The sixth death from COVID-19, of a man aged 65–70, was recorded on 13 December, the increase in cases causing a 7pm curfew for bars and restaurants starting from 18 December. Cases doubled, passing 2,000 in December as a curfew was announced between 10pm and 6am as well as the closure of all non essential shops, including hairdressers and beauty salons until 10 January.

===January to October 2021===
With new cases averaging over 100 per day and a second Critical Care Unit being opened, a full lockdown was put in place, to last 14 days, residents were not allowed to leave home except for work, exercise, essentials, or medical reasons. Vaccinations started on 10 January with frontline hospital staff first in line.
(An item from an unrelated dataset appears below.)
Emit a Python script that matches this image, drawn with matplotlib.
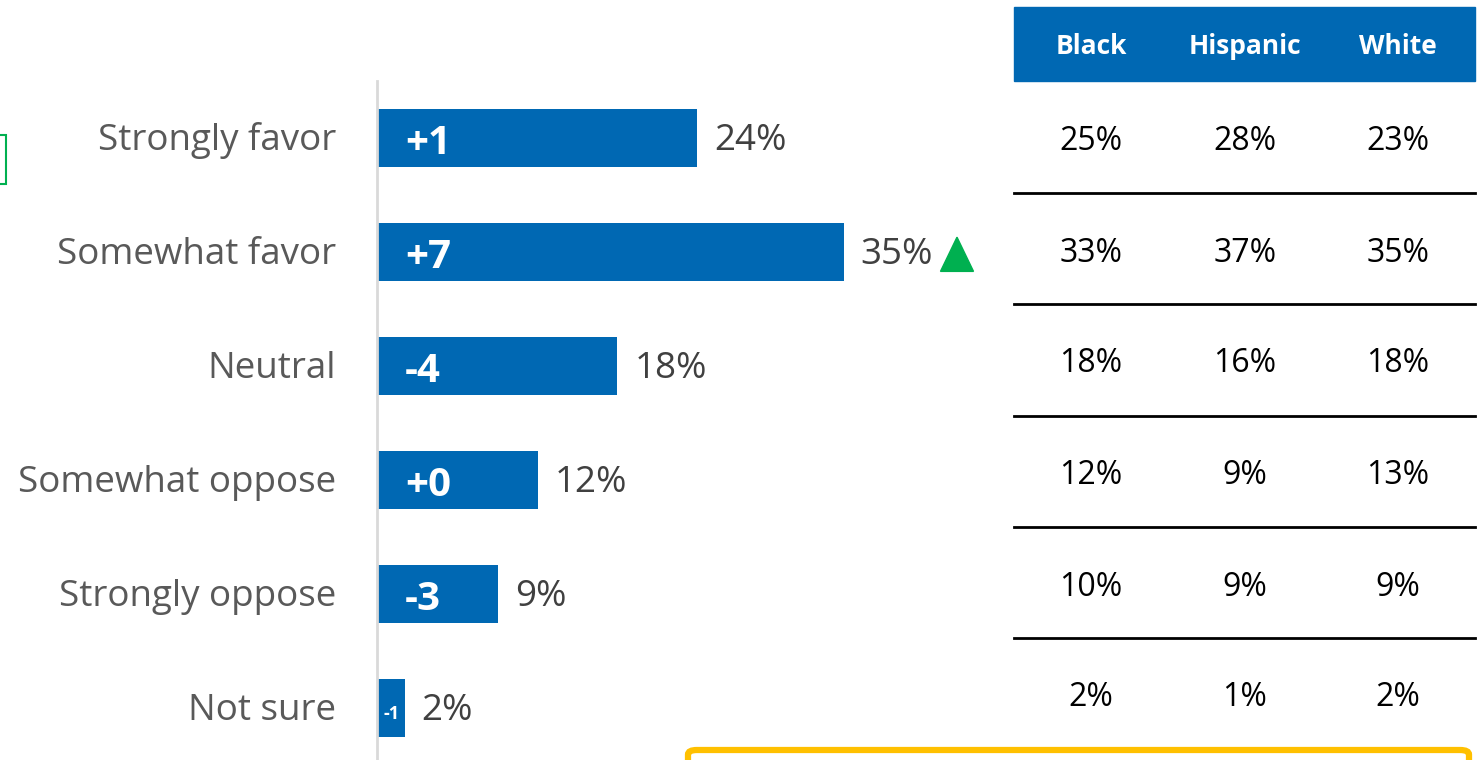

On 18 January, it was reported that deaths had reached 45 and there were 681 active cases. However 5,847 vaccine doses had been administered, corresponding to 17.3% of the population. By 26 January 11,073 had been vaccinated, corresponding to 33.8% of the population. On 29 January the Government of Gibraltar announced that Phase 1 of the vaccination program was complete, with over 12,800 (37.9%) vaccinated. Phase 2 started on 31 January, following receipt of additional vaccine on 30 January, and provided second doses for those most at risk and then first doses for any over high risk people or priority workers who have not had one.
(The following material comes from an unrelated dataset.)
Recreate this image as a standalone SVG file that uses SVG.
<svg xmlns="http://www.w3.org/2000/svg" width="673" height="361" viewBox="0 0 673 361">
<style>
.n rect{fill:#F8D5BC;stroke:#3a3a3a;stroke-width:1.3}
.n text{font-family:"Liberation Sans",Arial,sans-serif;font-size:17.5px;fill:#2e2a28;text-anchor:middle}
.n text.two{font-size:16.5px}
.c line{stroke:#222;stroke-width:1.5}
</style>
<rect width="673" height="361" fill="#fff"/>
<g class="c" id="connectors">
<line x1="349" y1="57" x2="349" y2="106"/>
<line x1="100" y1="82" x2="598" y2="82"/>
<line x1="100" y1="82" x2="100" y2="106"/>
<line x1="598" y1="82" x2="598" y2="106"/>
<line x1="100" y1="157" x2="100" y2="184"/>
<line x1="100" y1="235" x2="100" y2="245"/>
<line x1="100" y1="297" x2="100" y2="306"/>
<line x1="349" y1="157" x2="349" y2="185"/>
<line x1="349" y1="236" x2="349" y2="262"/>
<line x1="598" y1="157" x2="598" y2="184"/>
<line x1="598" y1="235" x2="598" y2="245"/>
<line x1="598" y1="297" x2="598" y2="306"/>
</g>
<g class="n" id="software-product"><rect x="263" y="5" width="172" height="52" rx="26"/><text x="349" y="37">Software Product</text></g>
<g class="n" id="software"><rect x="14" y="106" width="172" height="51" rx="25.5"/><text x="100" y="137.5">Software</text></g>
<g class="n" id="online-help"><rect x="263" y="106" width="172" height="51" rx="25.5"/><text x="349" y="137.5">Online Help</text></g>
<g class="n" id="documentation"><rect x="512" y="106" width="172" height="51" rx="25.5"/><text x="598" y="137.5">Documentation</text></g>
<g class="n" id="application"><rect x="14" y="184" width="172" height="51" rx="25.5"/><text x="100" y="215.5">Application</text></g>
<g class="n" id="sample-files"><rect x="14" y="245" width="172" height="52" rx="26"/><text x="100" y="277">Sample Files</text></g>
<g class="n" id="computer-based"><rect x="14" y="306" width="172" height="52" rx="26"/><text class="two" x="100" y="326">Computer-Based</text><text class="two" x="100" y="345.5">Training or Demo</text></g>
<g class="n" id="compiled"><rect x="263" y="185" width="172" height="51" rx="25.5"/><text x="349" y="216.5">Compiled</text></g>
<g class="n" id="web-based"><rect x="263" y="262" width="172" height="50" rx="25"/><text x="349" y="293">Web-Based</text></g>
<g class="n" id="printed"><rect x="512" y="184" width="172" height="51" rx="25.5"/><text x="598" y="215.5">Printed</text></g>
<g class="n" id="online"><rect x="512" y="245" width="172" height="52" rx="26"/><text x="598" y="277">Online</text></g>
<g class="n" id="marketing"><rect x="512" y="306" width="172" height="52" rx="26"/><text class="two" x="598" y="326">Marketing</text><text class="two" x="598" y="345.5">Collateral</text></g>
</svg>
On 2 February, the government confirmed the 79th death from the disease. Also on 2 February, the Gibraltar Health Authority announced a hotline for students studying abroad, notably in the UK, to register for vaccination. The public health goal was to avoid those students transmitting the virus to older, more susceptible, relatives on return.

On 18 March, UK Secretary of State for Health and Social Care Matt Hancock announced that Gibraltar had completed vaccinating its entire adult population against COVID-19. As a result, Gibraltar became the first area in the world to do so. According to CNN, over 90% of adults had at least one vaccine dose by 1 April while Medical Xpress stated that 85% of adults in Gibraltar were "fully inoculated" by 9 April. Additionally, most of the Spaniards who work in the territory have been vaccinated. In response, Gibraltar revoked most measures put in place during the pandemic, most notably ending mandatory mask-wearing in outdoor spaces. As of 4 May, the territory had not had a new local case in six weeks.
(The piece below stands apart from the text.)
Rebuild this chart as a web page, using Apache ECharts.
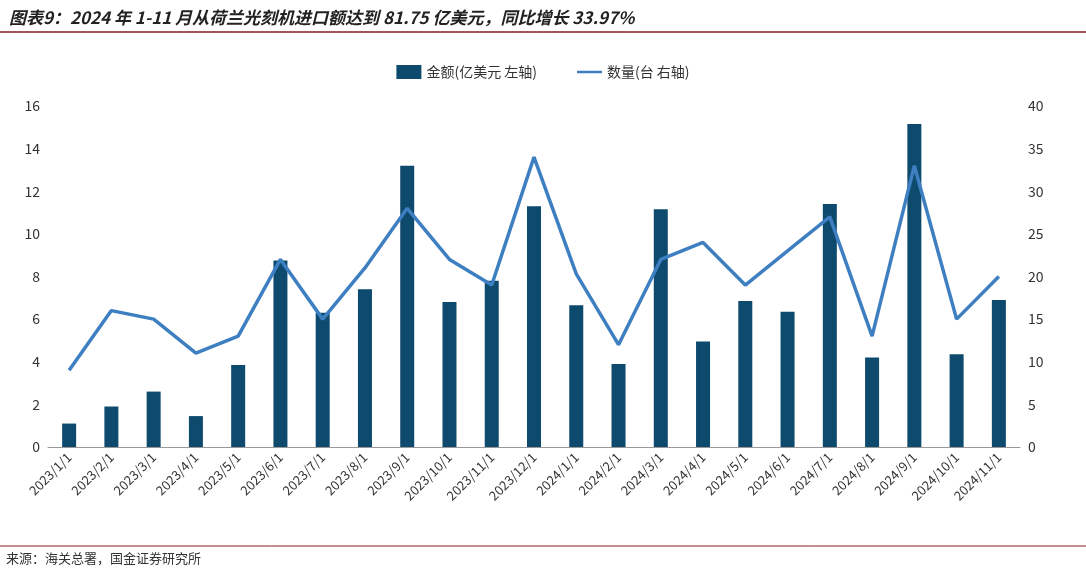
<!DOCTYPE html>
<html><head><meta charset="utf-8">
<script src="https://cdn.jsdelivr.net/npm/echarts@6/dist/echarts.min.js"></script>
<style>html,body{margin:0;padding:0;background:#fff}#c{width:1086px;height:574px}</style>
</head><body><div id="c"></div>
<script>
const categories=['2023/1/1','2023/2/1','2023/3/1','2023/4/1','2023/5/1','2023/6/1','2023/7/1','2023/8/1','2023/9/1','2023/10/1','2023/11/1','2023/12/1','2024/1/1','2024/2/1','2024/3/1','2024/4/1','2024/5/1','2024/6/1','2024/7/1','2024/8/1','2024/9/1','2024/10/1','2024/11/1'];
const amount=[1.1,1.9,2.6,1.45,3.85,8.75,6.3,7.4,13.2,6.8,7.8,11.3,6.65,3.9,11.15,4.95,6.85,6.35,11.4,4.2,15.15,4.35,6.9];
const quantity=[9,16,15,11,13,22,15,21,28,22,19,34,20.3,12,22,24,19,23,27,13,33,15,20];
const chart=echarts.init(document.getElementById('c'));
const ff='"Noto Sans CJK SC", sans-serif';
chart.setOption({
 animation:false,
 textStyle:{fontFamily:ff},
 title:{text:'图表9：2024 年 1-11 月从荷兰光刻机进口额达到 81.75 亿美元，同比增长 33.97%',left:4,top:4,
  textStyle:{fontSize:17,fontWeight:'bold',fontStyle:'italic',color:'#222',fontFamily:ff}},
 graphic:[
  {type:'line',shape:{x1:0,y1:32,x2:1086,y2:32},style:{stroke:'#8b1a1a',lineWidth:1.5}},
  {type:'line',shape:{x1:0,y1:546,x2:1086,y2:546},style:{stroke:'#8b1a1a',lineWidth:1}},
  {type:'text',left:6,top:552,style:{text:'来源：海关总署，国金证券研究所',fontSize:13,fill:'#333',fontFamily:ff}}
 ],
 legend:{top:60,left:'center',itemGap:40,textStyle:{fontSize:14,color:'#333'},
  data:[{name:'金额(亿美元 左轴)',icon:'rect',itemStyle:{color:'#0d4a6e'}},
        {name:'数量(台 右轴)',icon:'path://M0,0 L40,0 L40,4 L0,4 Z',itemStyle:{color:'#3d7fc1'}}]},
 grid:{left:48,right:66,top:106,bottom:127},
 xAxis:{type:'category',data:categories,axisTick:{show:false},
  axisLine:{lineStyle:{color:'#999'}},
  axisLabel:{rotate:45,interval:0,fontSize:13,color:'#333'}},
 yAxis:[
  {type:'value',min:0,max:16,interval:2,splitLine:{show:false},axisLine:{show:false},axisTick:{show:false},axisLabel:{fontSize:14,color:'#333'}},
  {type:'value',min:0,max:40,interval:5,splitLine:{show:false},axisLine:{show:false},axisTick:{show:false},axisLabel:{fontSize:14,color:'#333'}}
 ],
 series:[
  {name:'金额(亿美元 左轴)',type:'bar',data:amount,barWidth:14,itemStyle:{color:'#0d4a6e'}},
  {name:'数量(台 右轴)',type:'line',yAxisIndex:1,data:quantity,symbol:'none',lineStyle:{width:3.5,color:'#3d7fc1'},itemStyle:{color:'#3d7fc1'}}
 ]
});
</script></body></html>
However, cases spiked again in July, with a peak of 361 cases. The surge was blamed on the Delta variant. In response, the government reimposed restrictions on gatherings again, with large events being cancelled and attendees at small events required to provide proof of vaccination and a negative test. During the summer of 2021, cases remained relatively low and booster shots began to be administered to vulnerable groups. A community outbreak in October that lead to an increase from 54 to 198 cases in the month prompted the government to express warnings about public gatherings, but hospitalisation remains low. Vaccination of 12–15 year olds also started in late October, ahead of the planned mid-term break rollout due to the early arrival of Pfizer jabs.